Dear David,
This used to my favorite week of the year – Thanksgiving week. Shortened school/work week, good food, no worries about gifting, the “bonus” of Friday off and more. It wasn’t so much my specific (lack of) family traditions as the idea of having so much freedom, so much indulgence, and so little knowledge about actual Thanksgiving events. Blind ignorance, as they say.
Of course, there were the years I worked retail and that was not so much fun. But those are drudgeries we all put under our belt to appreciate the down time, right?
Laura and I used to have a few holiday traditions – we had our own “Thanksgiving eve” dinner, typically some local Asian-American restaurant. We had blueberry muffins on Thanksgiving morning. And then we ceded the rest of the day to the family before reconnoitering in the evening to watch tv together and just digest. On Friday, we would go to Eat’n Park for a very late breakfast and then do nothing. Ledcat doesn’t do nothing very often.
A few years ago, I had the chance to get to know a local woman from the Seneca Nation and her husband who was part of the Cherokee Nation. They are local to Pittsburgh. In the fall, Laura and I went to a workshop they led and it opened my eyes in a new way to the parts of Thanksgiving I wasn’t so much denying as ignoring.
So that year I set out to educate myself. I read, watched documentaries, and followed Native and Indigenous media sources. It was fascinating and brutal, but necessary. Moving forward, I resolved to amplify Native and Indigenous voices in my social media shares and to write from a more informed perspective. In so doing, I’ve steadily grown my understanding of the truth and consequences behind the Thanksgiving myths. I’ve also watched with almost morbid fascination how the holiday morphed into this weird family traditions that reflect contemporary culture pretty well – consumerism, alcohol, disproportionate food resources, this odd fetish with insisting employers give employers Turkey Day off instead of working for workers rights or acknowledging the many, many people who have always worked this holiday forever.

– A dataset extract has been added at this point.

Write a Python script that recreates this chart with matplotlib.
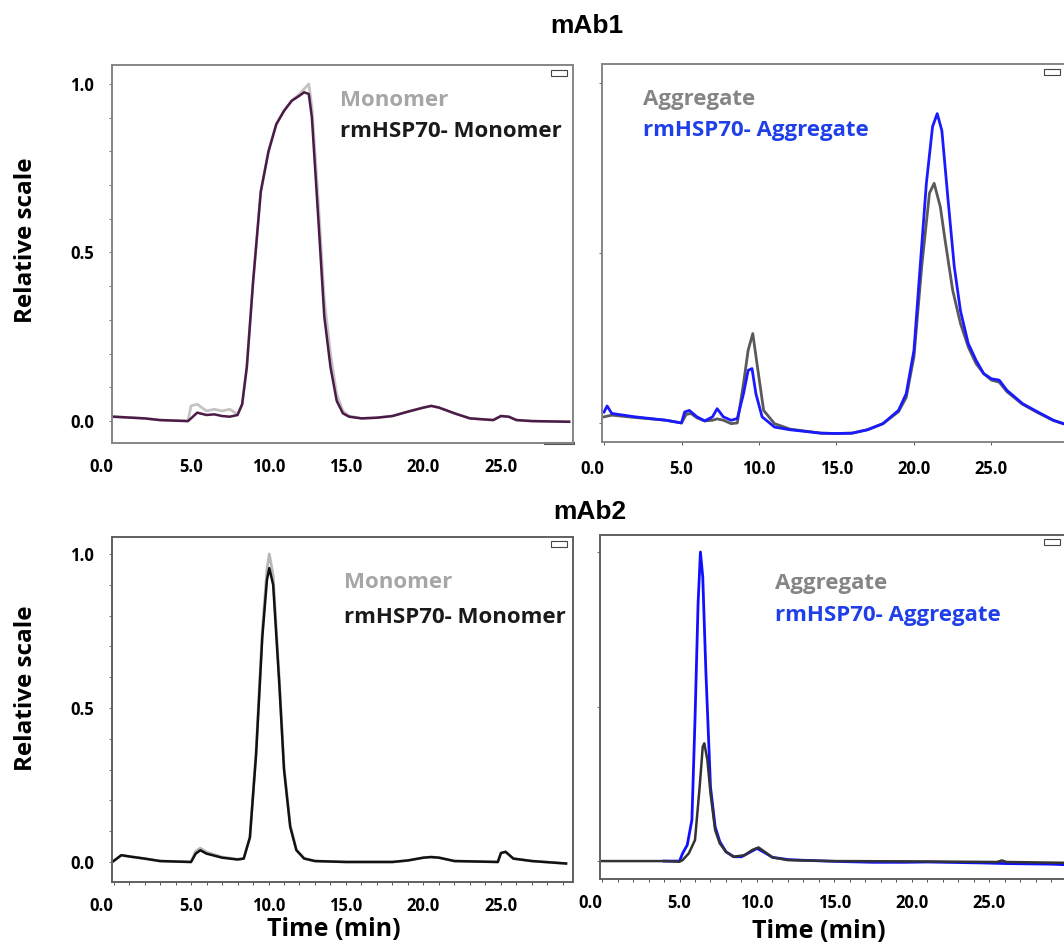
import numpy as np
import matplotlib.pyplot as plt
from matplotlib.patches import Rectangle
from matplotlib.transforms import ScaledTranslation

plt.rcParams['font.family'] = ['Open Sans', 'DejaVu Sans']
plt.rcParams['font.weight'] = 'bold'

# ---- mAb1 monomer (top-left) ----
t_m1 = [0.0, 2.0, 3.0, 4.8, 5.0, 5.4, 6.0, 6.5, 7.0, 7.5, 8.0, 8.3, 8.6, 9.0, 9.5, 10.0, 10.5, 11.0,
        11.5, 12.0, 12.3, 12.6, 12.8, 13.2, 13.6, 14.0, 14.4, 14.8, 15.2, 16.0, 17.0, 18.0, 19.0, 20.0,
        20.5, 21.0, 22.0, 23.0, 24.5, 25.0, 25.5, 26.0, 27.0, 29.4]
rm_m1 = [0.013, 0.008, 0.003, 0.0, 0.008, 0.025, 0.018, 0.02, 0.015, 0.013, 0.018, 0.05, 0.16, 0.41,
         0.68, 0.8, 0.88, 0.92, 0.95, 0.965, 0.975, 0.97, 0.9, 0.61, 0.31, 0.16, 0.06, 0.023, 0.013,
         0.008, 0.01, 0.015, 0.028, 0.04, 0.045, 0.04, 0.023, 0.008, 0.003, 0.015, 0.013, 0.003, 0.0,
         -0.002]
mono_m1 = [0.013, 0.008, 0.003, 0.0, 0.045, 0.05, 0.03, 0.035, 0.03, 0.035, 0.02, 0.05, 0.16, 0.41,
           0.68, 0.8, 0.88, 0.92, 0.95, 0.97, 0.985, 1.0, 0.93, 0.66, 0.36, 0.2, 0.08, 0.03, 0.015,
           0.008, 0.01, 0.015, 0.028, 0.04, 0.045, 0.04, 0.023, 0.008, 0.003, 0.015, 0.013, 0.003, 0.0,
           -0.002]

# ---- mAb1 aggregate (top-right) ----
t_a1 = [0.0, 0.2, 0.5, 2.0, 4.0, 5.0, 5.2, 5.5, 6.0, 6.5, 7.0, 7.3, 7.7, 8.2, 8.6, 9.0, 9.3, 9.55,
        9.8, 10.2, 11.0, 12.0, 14.0, 15.0, 16.0, 17.0, 18.0, 19.0, 19.5, 20.0, 20.4, 20.8, 21.2, 21.5,
        21.8, 22.2, 22.6, 23.0, 23.5, 24.0, 24.5, 25.0, 25.5, 26.0, 27.0, 28.0, 29.0, 30.5]
rm_a1 = [0.032, 0.05, 0.028, 0.018, 0.008, 0.0, 0.032, 0.037, 0.018, 0.006, 0.018, 0.042, 0.018,
         0.008, 0.013, 0.086, 0.155, 0.16, 0.086, 0.018, -0.012, -0.02, -0.03, -0.031, -0.03, -0.02,
         -0.002, 0.037, 0.086, 0.214, 0.46, 0.705, 0.872, 0.91, 0.86, 0.656, 0.46, 0.33, 0.234, 0.185,
         0.145, 0.13, 0.126, 0.096, 0.057, 0.032, 0.008, -0.015]
t_a1g = [0.0, 0.5, 2.0, 4.0, 5.0, 5.3, 5.6, 6.0, 6.5, 7.0, 7.3, 7.7, 8.2, 8.6, 9.0, 9.3, 9.6, 9.9,
         10.3, 11.0, 12.0, 14.0, 15.0, 16.0, 17.0, 18.0, 19.0, 19.5, 20.0, 20.5, 21.0, 21.3, 21.7,
         22.0, 22.5, 23.0, 23.5, 24.0, 24.5, 25.0, 25.5, 26.0, 27.0, 28.0, 29.0, 30.5]
agg_a1 = [0.018, 0.023, 0.016, 0.008, 0.0, 0.025, 0.028, 0.015, 0.006, 0.008, 0.012, 0.008, -0.002,
          0.0, 0.116, 0.214, 0.263, 0.165, 0.037, -0.002, -0.018, -0.03, -0.031, -0.03, -0.02,
          -0.002, 0.033, 0.075, 0.195, 0.46, 0.676, 0.705, 0.636, 0.54, 0.39, 0.293, 0.224, 0.175,
          0.145, 0.126, 0.12, 0.092, 0.055, 0.03, 0.007, -0.015]

# ---- mAb2 monomer (bottom-left) ----
t_m2 = [0.0, 0.5, 1.0, 2.0, 3.0, 5.0, 5.3, 5.6, 6.0, 7.0, 8.0, 8.4, 8.8, 9.2, 9.6, 9.9, 10.05, 10.3,
        10.7, 11.0, 11.4, 11.8, 12.3, 13.0, 15.0, 18.0, 19.0, 20.0, 20.5, 21.0, 22.0, 24.8, 25.0, 25.3,
        25.8, 27.0, 29.2]
rm_m2 = [0.003, 0.022, 0.018, 0.011, 0.003, 0.0, 0.027, 0.038, 0.027, 0.014, 0.008, 0.011, 0.08,
         0.35, 0.73, 0.916, 0.954, 0.9, 0.575, 0.3, 0.114, 0.038, 0.011, 0.003, 0.0, 0.0, 0.005,
         0.014, 0.016, 0.014, 0.003, 0.0, 0.029, 0.033, 0.011, 0.003, -0.005]
mono_m2 = [0.003, 0.022, 0.018, 0.011, 0.003, 0.0, 0.035, 0.045, 0.032, 0.016, 0.009, 0.011, 0.08,
           0.36, 0.75, 0.95, 1.0, 0.93, 0.59, 0.31, 0.12, 0.04, 0.012, 0.003, 0.0, 0.0, 0.005,
           0.014, 0.016, 0.014, 0.003, 0.0, 0.029, 0.033, 0.011, 0.003, -0.005]

# ---- mAb2 aggregate (bottom-right) ----
t_a2b = [4.0, 5.0, 5.2, 5.5, 5.8, 6.0, 6.2, 6.35, 6.5, 6.7, 7.0, 7.3, 7.6, 8.0, 8.5, 9.0, 9.6, 10.0,
         10.4, 11.0, 12.0, 12.8, 15.0, 17.5, 19.5, 21.0, 24.5, 26.0, 29.0, 30.5]
rm_a2 = [0.0, 0.0, 0.025, 0.052, 0.133, 0.457, 0.835, 1.0, 0.92, 0.616, 0.24, 0.111, 0.063, 0.03,
         0.014, 0.014, 0.03, 0.041, 0.03, 0.012, 0.005, 0.003, -0.001, -0.004, -0.004, -0.003,
         -0.006, -0.008, -0.01, -0.013]
t_a2g = [0.0, 4.0, 5.0, 5.2, 5.6, 6.0, 6.3, 6.5, 6.6, 6.8, 7.0, 7.3, 7.6, 8.0, 8.5, 9.2, 9.7, 10.1,
         10.5, 11.0, 12.0, 15.0, 20.0, 25.5, 25.8, 26.1, 29.0, 30.5]
agg_a2 = [0.0, 0.0, -0.002, 0.003, 0.025, 0.068, 0.24, 0.37, 0.381, 0.327, 0.22, 0.1, 0.057, 0.03,
          0.014, 0.019, 0.036, 0.044, 0.03, 0.012, 0.003, 0.0, -0.001, -0.003, 0.002, -0.003,
          -0.005, -0.006]

ticks = [0, 5, 10, 15, 20, 25]
tick_labels = ['0.0', '5.0', '10.0', '15.0', '20.0', '25.0']

W, H = 1064, 948
fig = plt.figure(figsize=(W / 100, H / 100), dpi=100)


def shift(label, dx, dy):
    label.set_transform(label.get_transform() + ScaledTranslation(dx / 100, -dy / 100, fig.dpi_scale_trans))


def make_ax(left, top, right, bottom, xlim, ylim, left_col, lower, spine_col):
    ax = fig.add_axes([left / W, 1 - bottom / H, (right - left) / W, (bottom - top) / H])
    ax.set_xlim(*xlim)
    ax.set_ylim(*ylim)
    for s in ax.spines.values():
        s.set_color(spine_col)
        s.set_linewidth(1.4)
    ax.set_xticks(ticks)
    ax.set_xticklabels(tick_labels, fontsize=12, fontweight='bold')
    ax.get_xticklabels()[0].set_ha('right')
    ax.set_yticks([0, 0.5, 1.0])
    if lower:
        ax.set_xticks(np.arange(0, 30, 1), minor=True)
        ax.tick_params(axis='x', which='both', length=2.5, width=0.7, color='#555555', pad=8)
    else:
        ax.tick_params(axis='x', length=2.5 if not left_col else 0, width=0.7, color='#555555',
                       pad=10.5)
    if left_col:
        ax.set_yticks(np.arange(0, 1.01, 0.1), minor=True)
        ax.set_yticklabels(['0.0', '0.5', '1.0'], fontsize=12, fontweight='bold')
        shift(ax.get_yticklabels()[2], -19, -5)
    else:
        ax.set_yticklabels([])
    ax.tick_params(axis='y', which='both', length=2, width=0.6, color='#555555', pad=11)
    # small legend icon in the corner
    ax.add_patch(Rectangle((0.953, 0.972), 0.035, 0.016, transform=ax.transAxes, fill=False,
                           edgecolor='#444444', linewidth=0.8, clip_on=False))
    return ax


ax1 = make_ax(112, 65, 573, 443, (-0.1, 29.65), (-0.065, 1.056), True, False, '#858585')
ax1.plot(t_m1, mono_m1, color='#c4c4c4', lw=2.0)
ax1.plot(t_m1, rm_m1, color='#4b1a47', lw=1.8)
ax1.plot([0.94, 1.0], [0, 0], transform=ax1.transAxes, color='#555555', lw=2.2, clip_on=False)
ax1.text(0.495, 0.907, 'Monomer', transform=ax1.transAxes, color='#a6a6a6', fontsize=16,
         fontweight='bold', va='center')
ax1.text(0.495, 0.823, 'rmHSP70- Monomer', transform=ax1.transAxes, color='#1a1a1a', fontsize=16,
         fontweight='bold', va='center')

ax2 = make_ax(602, 64, 1066, 442, (-0.13, 29.81), (-0.056, 1.056), False, False, '#858585')
ax2.plot(t_a1g, agg_a1, color='#5a5a5a', lw=2.0)
ax2.plot(t_a1, rm_a1, color='#1a1aff', lw=2.0)
ax2.text(0.088, 0.907, 'Aggregate', transform=ax2.transAxes, color='#858585', fontsize=16,
         fontweight='bold', va='center')
ax2.text(0.088, 0.823, 'rmHSP70- Aggregate', transform=ax2.transAxes, color='#1f3fe8', fontsize=16,
         fontweight='bold', va='center')

ax3 = make_ax(112, 537, 573, 882, (-0.1, 29.65), (-0.065, 1.055), True, True, '#606060')
ax3.plot(t_m2, mono_m2, color='#b8b8b8', lw=2.0)
ax3.plot(t_m2, rm_m2, color='#111111', lw=1.8)
ax3.text(0.503, 0.867, 'Monomer', transform=ax3.transAxes, color='#a6a6a6', fontsize=16,
         fontweight='bold', va='center')
ax3.text(0.503, 0.768, 'rmHSP70- Monomer', transform=ax3.transAxes, color='#1a1a1a', fontsize=16,
         fontweight='bold', va='center')

ax4 = make_ax(600, 535, 1066, 879, (-0.13, 29.94), (-0.058, 1.055), False, True, '#606060')
ax4.plot(t_a2b, rm_a2, color='#1010ff', lw=2.0)
ax4.plot(t_a2g, agg_a2, color='#333333', lw=1.8)
ax4.text(0.376, 0.86, 'Aggregate', transform=ax4.transAxes, color='#858585', fontsize=16,
         fontweight='bold', va='center')
ax4.text(0.376, 0.765, 'rmHSP70- Aggregate', transform=ax4.transAxes, color='#1f3fe8', fontsize=16,
         fontweight='bold', va='center')

fig.text(334 / W, 1 - 930 / H, 'Time (min)', ha='center', va='center', fontsize=18,
         fontweight='bold')
fig.text(819 / W, 1 - 932 / H, 'Time (min)', ha='center', va='center', fontsize=18,
         fontweight='bold')
fig.text(26 / W, 1 - 240 / H, 'Relative scale', ha='center', va='center', rotation=90,
         fontsize=17.5, fontweight='bold')
fig.text(26 / W, 1 - 688 / H, 'Relative scale', ha='center', va='center', rotation=90,
         fontsize=17.5, fontweight='bold')

fig.text(587 / W, 1 - 26 / H, 'mAb1', ha='center', va='center', fontsize=19, fontweight='bold',
         family=['Liberation Sans', 'DejaVu Sans'])
fig.text(590 / W, 1 - 512 / H, 'mAb2', ha='center', va='center', fontsize=19, fontweight='bold',
         family=['Liberation Sans', 'DejaVu Sans'])

fig.savefig('out.png', dpi=100)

OK, I’m rambling. I’m not at some sort of finish line with my attempts to educate myself, but I do shame my heads at people who don’t connect the dots of the actual history of Thanksgiving with the contemporary experience. Eating a big meal with family and watching football is simply no longer a benign activity. It is an act of public health warfare.
So our plans are modest. We pre-ordered dinner from Bistro-to-Go. We ordered some muffins, too. We are going to watch the modern parade and Miracle of 34th Street. We don’t plan to have contact with any humans for the whole weekend.
One thing that’s different this year is that I will genuinely offer thanksgiving for our good health and privileges. I will also continue to fight like hell for those not-so-fortunate.
But I will also enjoy my turkey-stuffing-mashed potato-gravy.
I hope you and your lovely wife have a good day.